One of the most overlooked hacks in early marketing is customer development itself. The interviews and user tests you run to refine your product are also opportunities for storytelling. When people see that you are listening and incorporating feedback, they feel invested in your success. Some of the best early traction comes from users who feel like collaborators rather than customers. They tell others because they want you to succeed. Use that momentum to build small referral loops. It might be as simple as adding a share button after onboarding or offering early access for users who invite a friend. These gestures cost nothing but can spark meaningful word-of-mouth growth.
Social proof is another powerful but inexpensive driver. Testimonials, case studies, and success stories act as trust signals, especially when no one has heard of your brand. You can collect these even before you have paying customers. Share screenshots of positive feedback, quotes from user interviews, or metrics from pilot results. The key is authenticity. Real voices from real people matter more than polished marketing claims. When visitors see that someone like them found success with your product, skepticism fades.

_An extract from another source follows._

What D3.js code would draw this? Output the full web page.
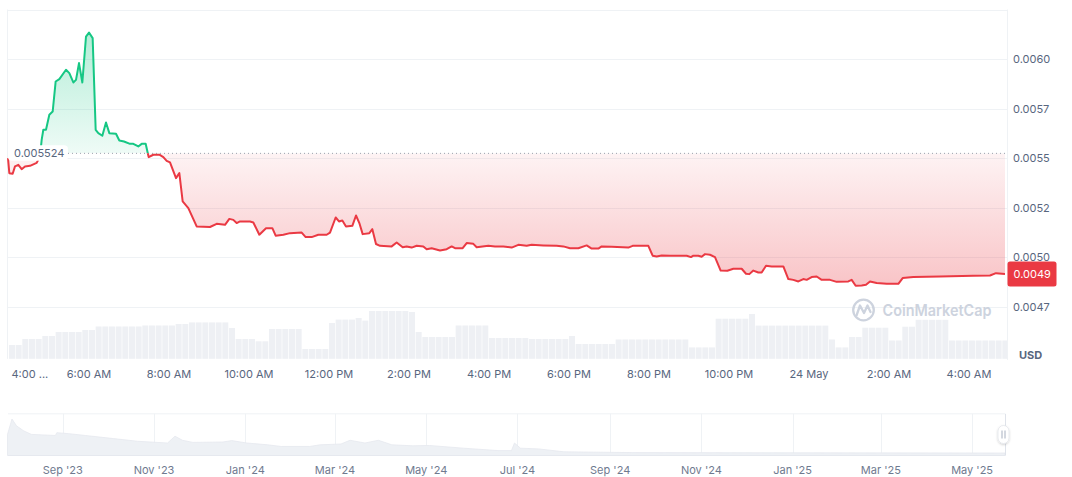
<!DOCTYPE html>
<html><head><meta charset="utf-8">
<script src="https://cdn.jsdelivr.net/npm/d3@7"></script>
<style>
body{margin:0;background:#fff}
svg{display:block;font-family:Inter,"Noto Sans",sans-serif}
</style>
</head><body>
<svg id="c" width="1072" height="477"></svg>
<script>
// ---------- DATA ----------
const startTime = "2025-05-23T04:00:00";
const priceMinutes = [-1.5,0.5,5.5,9,14,19,24,31.5,41.5,46.5,
49,51.5,55.5,60.5,65.5,70,75.5,85.5,90.5,96.5,
100.5,105,110,115.5,120,125.5,130,134,140,145.5,
150.5,160.5,165.5,172.5,181.5,186.5,194,199,205,209.5,
216.5,225.5,231.5,236.5,241.5,250.5,255.5,260.5,269,281.5,
301.5,311.5,324,330.5,336.5,341.5,346.5,361.5,366.5,375.5,
385.5,395,400,411.5,421.5,439,445,454,464,476.5,
481.5,490,495,500,505.5,515,520.5,525.5,530.5,540.5,
545,550.5,556.5,574,581.5,590.5,596.5,604,611.5,621.5,
626.5,634,646.5,656.5,664,669,680.5,686.5,696.5,701.5,
719,729,741.5,754,764,776.5,784,801.5,821.5,831.5,
841.5,854,866.5,874,884,889,904,929,935.5,959,
965.5,971.5,979,991.5,1016.5,1023,1026.5,1034,1039,1044,
1051.5,1059,1067.5,1077.5,1086.5,1099,1105.5,1110.5,1116.5,1124,
1129,1135.5,1144,1161.5,1169,1176.5,1184,1191.5,1196.5,1204,
1211.5,1219,1231.5,1241.5,1259,1264,1270,1279,1285.5,1291.5,
1301.5,1316.5,1334,1340.5,1356.5,1396.5,1446.5,1471.5,1480.5,1494];
const priceValues = [0.0055,0.005424,0.005421,0.005458,0.005466,0.005444,0.005458,0.005461,0.005476,0.005508,
0.005592,0.005643,0.005643,0.005719,0.005735,0.005887,0.005899,0.005946,0.005929,0.005882,
0.005895,0.00598,0.005882,0.006114,0.006134,0.006106,0.005643,0.005626,0.005613,0.00568,
0.005626,0.005623,0.005589,0.005584,0.005572,0.005572,0.005559,0.005572,0.005572,0.005505,
0.005517,0.005517,0.005505,0.005486,0.005478,0.005399,0.005424,0.005281,0.005247,0.005155,
0.005152,0.005168,0.005163,0.005193,0.005188,0.005172,0.00518,0.00518,0.005175,0.005113,
0.005146,0.005146,0.005108,0.005113,0.005121,0.005124,0.005101,0.005101,0.005113,0.005113,
0.005124,0.0052,0.00518,0.005185,0.005155,0.005158,0.00521,0.005172,0.005116,0.005121,
0.005141,0.005066,0.005057,0.005054,0.005074,0.00505,0.005054,0.005048,0.005057,0.005054,
0.00504,0.005045,0.005033,0.00504,0.005054,0.005045,0.005045,0.005071,0.005067,0.00505,
0.005057,0.005054,0.005054,0.005048,0.005062,0.005057,0.005062,0.005059,0.005057,0.005054,
0.005045,0.005045,0.005059,0.005043,0.005043,0.005054,0.005052,0.005048,0.005057,0.005057,
0.005007,0.005003,0.005008,0.005007,0.005007,0.005,0.005007,0.005007,0.005002,0.005015,
0.005012,0.005,0.004932,0.004931,0.004941,0.004941,0.004916,0.004914,0.004932,0.004922,
0.004922,0.004956,0.004953,0.004953,0.004889,0.004885,0.004877,0.004889,0.004885,0.004899,
0.004902,0.004885,0.004885,0.004875,0.004877,0.004885,0.004855,0.004857,0.00486,0.004877,
0.004869,0.004865,0.004865,0.004894,0.004899,0.004902,0.004906,0.004907,0.004919,0.004915];
const baselinePrice = 0.005524;
const baselineLabel = "0.005524";
const lastPriceLabel = "0.0049";
const yTickValues = [0.006, 0.00575, 0.0055, 0.00525, 0.005, 0.00475];
const yTickLabels = ["0.0060","0.0057","0.0055","0.0052","0.0050","0.0047"];
const xTickHours = [0,2,4,6,8,10,12,14,16,18,20,22,24];
const xTickLabels = ["4:00 ...","6:00 AM","8:00 AM","10:00 AM","12:00 PM","2:00 PM","4:00 PM","6:00 PM","8:00 PM","10:00 PM","24 May","2:00 AM","4:00 AM"];
const volumeBucketMinutes = 10;
const volumes = [15,15,21,21,21,24,24,28,28,28,
28,30,30,33.5,33.5,33.5,33.5,33.5,33.5,33.5,
34.5,34.5,34.5,34.5,34.5,36,36,37.6,37.6,37.6,
37.6,37.6,37.6,32,21,21,21,18.7,18.7,31,
31,31,31,31,11,11,11,11,37,40.4,
40.4,40.4,42,39.4,49,49,49,49,49,49,
48,28,23,23,23,23,23,34.5,34.5,34.5,
34.5,34.5,22,22,22,22,22,22,21,21,
21,21,21,21,24,16,16,16,16,16,
16,20.5,20.5,20.5,20.5,20.5,20.5,20.5,20.5,20.5,
20.5,20.5,12.6,12.6,12.6,12.6,41.3,41.3,41.3,41.3,
41.3,46,34.4,34.4,34.4,34.4,34.4,34.4,34.4,34.4,
34.4,34.4,34.4,20.5,12.6,12.6,23,23,32.3,32.3,
32.3,32.3,19.5,19.5,33.3,33.3,40.2,40.2,40.2,40.2,
40.2,19.5,19.5,19.5,19.5,19.5,19.5,19.5,19.5,19.5];
const navDates = ["2023-07-26","2023-07-29","2023-08-01","2023-08-06","2023-08-11","2023-08-27","2023-08-28","2023-09-05","2023-09-16","2023-10-05",
"2023-10-21","2023-11-10","2023-11-15","2023-11-20","2023-11-27","2023-12-17","2023-12-23","2024-01-02","2024-01-16","2024-01-25",
"2024-02-13","2024-02-20","2024-03-05","2024-03-11","2024-03-21","2024-03-30","2024-04-08","2024-04-22","2024-05-03","2024-05-26",
"2024-06-18","2024-06-27","2024-06-29","2024-07-03","2024-07-15","2024-08-01","2024-08-24","2024-09-16","2025-01-06","2025-05-23"];
const navValues = [0.0515,0.09,0.073,0.06,0.0515,0.0488,0.0558,0.0533,0.0488,0.041,
0.0343,0.03,0.047,0.0368,0.0315,0.0325,0.036,0.03,0.0255,0.0213,
0.0213,0.0255,0.0275,0.0368,0.03,0.0368,0.0255,0.023,0.0238,0.017,
0.011,0.011,0.03,0.017,0.0153,0.008,0.007,0.006,0.0055,0.0049];
const navTickDates = ["2023-09-01","2023-11-01","2024-01-01","2024-03-01","2024-05-01","2024-07-01","2024-09-01","2024-11-01","2025-01-01","2025-03-01","2025-05-01"];
const navTickLabels = ["Sep '23","Nov '23","Jan '24","Mar '24","May '24","Jul '24","Sep '24","Nov '24","Jan '25","Mar '25","May '25"];

// ---------- LAYOUT ----------
const svg = d3.select("#c");
const GREEN = "#16c784", RED = "#ea3943", TXT = "#58667e", GRID = "#eff2f5";
const plotL = 8, plotR = 1007.5, plotT = 9.5, dataR = 1005;
const t0 = new Date(startTime);
const MIN = 60000;
const x = d3.scaleTime().domain([t0, new Date(+t0 + 25*60*MIN)]).range([9, 1009]);
const y = d3.scaleLinear().domain([0.00475, 0.00625]).range([306.6, 9.6]);
const yVol = d3.scaleLinear().domain([0, 52]).range([360, 308]);
const volBottom = 358.8;
const yb = y(baselinePrice);

const pts = priceMinutes.map((m,i)=>({t:new Date(+t0 + m*MIN), v:priceValues[i]}));

const defs = svg.append("defs");
const gG = defs.append("linearGradient").attr("id","gG").attr("gradientUnits","userSpaceOnUse")
  .attr("x1",0).attr("x2",0).attr("y1",y(0.00613)).attr("y2",yb);
gG.append("stop").attr("offset",0).attr("stop-color",GREEN).attr("stop-opacity",0.32);
gG.append("stop").attr("offset",1).attr("stop-color",GREEN).attr("stop-opacity",0.07);
const gR = defs.append("linearGradient").attr("id","gR").attr("gradientUnits","userSpaceOnUse")
  .attr("x1",0).attr("x2",0).attr("y1",yb).attr("y2",y(0.00485));
gR.append("stop").attr("offset",0).attr("stop-color",RED).attr("stop-opacity",0.06);
gR.append("stop").attr("offset",1).attr("stop-color",RED).attr("stop-opacity",0.3);
defs.append("clipPath").attr("id","above").append("rect").attr("x",0).attr("y",0).attr("width",dataR).attr("height",yb);
defs.append("clipPath").attr("id","below").append("rect").attr("x",0).attr("y",yb).attr("width",dataR).attr("height",400-yb);
defs.append("clipPath").attr("id","volClip").append("rect").attr("x",plotL).attr("y",0).attr("width",plotR-plotL-0.5).attr("height",400);
const sh = defs.append("filter").attr("id","sh").attr("x","-50%").attr("y","-50%").attr("width","200%").attr("height","200%");
sh.append("feDropShadow").attr("dx",0).attr("dy",1).attr("stdDeviation",1.2).attr("flood-color","#000").attr("flood-opacity",0.18);

// gridlines
const gridVals = [0.00625].concat(yTickValues);
svg.append("g").selectAll("line").data(gridVals).join("line")
  .attr("x1",plotL).attr("x2",plotR).attr("y1",d=>Math.round(y(d))+0.5).attr("y2",d=>Math.round(y(d))+0.5)
  .attr("stroke",GRID).attr("stroke-width",1);
svg.append("line").attr("x1",plotL-0.5).attr("x2",plotL-0.5).attr("y1",plotT).attr("y2",volBottom).attr("stroke",GRID);
svg.append("line").attr("x1",plotR).attr("x2",plotR).attr("y1",plotT).attr("y2",volBottom+1).attr("stroke",GRID);

// volume bars
const bw = x(new Date(+t0 + volumeBucketMinutes*MIN)) - x(t0);
svg.append("g").attr("clip-path","url(#volClip)").selectAll("rect").data(volumes).join("rect")
  .attr("x",(d,i)=>x(new Date(+t0 + i*volumeBucketMinutes*MIN)))
  .attr("width",bw-0.7)
  .attr("y",d=>yVol(d)).attr("height",d=>volBottom-yVol(d))
  .attr("fill","#eef0f4");

// watermark
const wm = svg.append("g").attr("fill","none").attr("stroke","#cdd3de");
wm.append("circle").attr("cx",863.5).attr("cy",310).attr("r",10.3).attr("stroke-width",2.3);
wm.append("path").attr("d","M856.5,315.5 L860,305.5 L864,313 L867.5,305.5 L870.5,312").attr("stroke-width",2.3).attr("stroke-linejoin","round").attr("stroke-linecap","round");
svg.append("text").attr("x",882.5).attr("y",316).attr("font-size",16).attr("font-weight",600)
  .attr("textLength",109).attr("lengthAdjust","spacingAndGlyphs")
  .attr("fill","#cdd3de").text("CoinMarketCap");

// areas
const area = d3.area().x(d=>x(d.t)).y0(yb).y1(d=>y(d.v));
svg.append("path").datum(pts).attr("d",area).attr("fill","url(#gG)").attr("clip-path","url(#above)");
svg.append("path").datum(pts).attr("d",area).attr("fill","url(#gR)").attr("clip-path","url(#below)");

// baseline dotted
svg.append("line").attr("x1",plotL).attr("x2",dataR).attr("y1",yb).attr("y2",yb)
  .attr("stroke","#9aa1ad").attr("stroke-width",1).attr("stroke-dasharray","1,3");

// lines
const line = d3.line().x(d=>x(d.t)).y(d=>y(d.v));
svg.append("path").datum(pts).attr("d",line).attr("fill","none").attr("stroke",GREEN).attr("stroke-width",2).attr("stroke-linejoin","round").attr("clip-path","url(#above)");
svg.append("path").datum(pts).attr("d",line).attr("fill","none").attr("stroke",RED).attr("stroke-width",2).attr("stroke-linejoin","round").attr("clip-path","url(#below)");

// baseline label
svg.append("rect").attr("x",plotL).attr("y",yb-8).attr("width",60).attr("height",15.5).attr("rx",4).attr("fill","#fff");
svg.append("text").attr("x",14).attr("y",yb+4).attr("font-size",11).attr("fill",TXT).text(baselineLabel);

// y axis labels
svg.append("g").selectAll("text").data(yTickValues).join("text")
  .attr("x",1013).attr("y",d=>y(d)+4).attr("font-size",11).attr("fill",TXT)
  .text((d,i)=>yTickLabels[i]);

// last price tag
const lastV = priceValues[priceValues.length-1];
svg.append("rect").attr("x",1007.5).attr("y",y(lastV)-12.5).attr("width",49).attr("height",25).attr("rx",2.5).attr("fill",RED);
svg.append("text").attr("x",1013.5).attr("y",y(lastV)+4).attr("font-size",11).attr("fill","#fff").text(lastPriceLabel);

// USD
svg.append("text").attr("x",1019).attr("y",359).attr("font-size",11).attr("font-weight",700).attr("fill",TXT).text("USD");

// x axis labels
svg.append("g").selectAll("text").data(xTickHours).join("text")
  .attr("x",(d,i)=> i===0 ? 11.5 : x(new Date(+t0 + d*60*MIN)))
  .attr("text-anchor",(d,i)=> i===0 ? "start" : "middle")
  .attr("y",377.5).attr("font-size",11).attr("fill",TXT)
  .text((d,i)=>xTickLabels[i]);

// ---------- NAVIGATOR ----------
const parse = d3.utcParse("%Y-%m-%d");
const xn = d3.scaleUtc().domain([parse("2023-07-26"), parse("2025-05-23")]).range([7.5, 1005]);
const yn = d3.scaleLinear().domain([0, 0.1]).range([455, 415]);
const navTop = 413.8, navBot = 455.5;
svg.append("line").attr("x1",plotL).attr("x2",dataR).attr("y1",navTop).attr("y2",navTop).attr("stroke",GRID);
svg.append("g").selectAll("line").data(navTickDates).join("line")
  .attr("x1",d=>Math.round(xn(parse(d)))+0.5).attr("x2",d=>Math.round(xn(parse(d)))+0.5)
  .attr("y1",navTop).attr("y2",navBot).attr("stroke",GRID);
const navPts = navDates.map((d,i)=>({t:parse(d), v:navValues[i]}));
svg.append("path").datum(navPts)
  .attr("d", d3.area().x(d=>xn(d.t)).y0(navBot).y1(d=>yn(d.v)))
  .attr("fill","#eef1f5").attr("stroke","#e6e9ef").attr("stroke-width",0.8);
svg.append("line").attr("x1",plotL).attr("x2",dataR).attr("y1",navBot).attr("y2",navBot).attr("stroke","#e6e9ef");
svg.append("line").attr("x1",dataR+0.5).attr("x2",dataR+0.5).attr("y1",navTop).attr("y2",navBot).attr("stroke","#dfe3ea");
svg.append("g").selectAll("text").data(navTickDates).join("text")
  .attr("x",d=>xn(parse(d))).attr("y",473.5).attr("text-anchor","middle")
  .attr("font-size",11).attr("fill","#6f7a8f")
  .text((d,i)=>navTickLabels[i]);
// handle
const hx = dataR - 1.5, hy = 434.5;
svg.append("rect").attr("x",hx-5.5).attr("y",hy-9).attr("width",11).attr("height",18).attr("rx",5.5)
  .attr("fill","#fff").attr("stroke","#e3e6eb").attr("stroke-width",0.8).attr("filter","url(#sh)");
svg.append("line").attr("x1",hx-1.5).attr("x2",hx-1.5).attr("y1",hy-4).attr("y2",hy+4).attr("stroke","#a7b0c0");
svg.append("line").attr("x1",hx+1.5).attr("x2",hx+1.5).attr("y1",hy-4).attr("y2",hy+4).attr("stroke","#a7b0c0");
</script>
</body></html>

In the early days, experimentation is your greatest advantage. Large companies need to protect their brand consistency and move through layers of approval. You, on the other hand, can test bold ideas quickly. Try unconventional outreach. Write personalized emails to potential customers or partners. Record short videos explaining your mission and post them where your audience hangs out. Host small virtual events to demonstrate your product or discuss the problem you are solving. Each test is a chance to learn what resonates. Data from these small experiments will shape your future campaigns when you eventually scale.
Analytics, even at a basic level, can also amplify your efforts. Use free tools like Google Analytics, Hotjar, or built-in social insights to track what is working. You do not need complex dashboards. Just monitor where your traffic comes from, which messages convert best, and what content gets shared. When you see a spark, double down. Growth comes from identifying leverage points and expanding on what already works. Without data, even the most creative marketing can drift aimlessly. With it, every action compounds.
Finally, remember that scrappy marketing is not about cutting corners, but about building smarter habits. A small budget forces focus. You learn to craft messages that resonate instead of relying on reach. You discover that the most valuable attention is earned, not bought. You practice consistency and empathy because those are the only currencies you can afford. These habits, once established, remain powerful even when your company grows. Teams that start with discipline and creativity often outperform those that begin with resources but lack clarity.
The early stages of marketing are not about being loud; they are about being real. When people sense that you care deeply about solving their problems, they forgive imperfect design or limited production value. They respond to sincerity. Use this time to build not just traction but trust. Every conversation, every email, and every post is an opportunity to learn and connect. Over time, those small, deliberate efforts will compound into a strong community around your brand. Growth built this way is slower at first but far more durable. The best marketing hacks are not shortcuts, they are smart investments in relationships that scale with authenticity and time.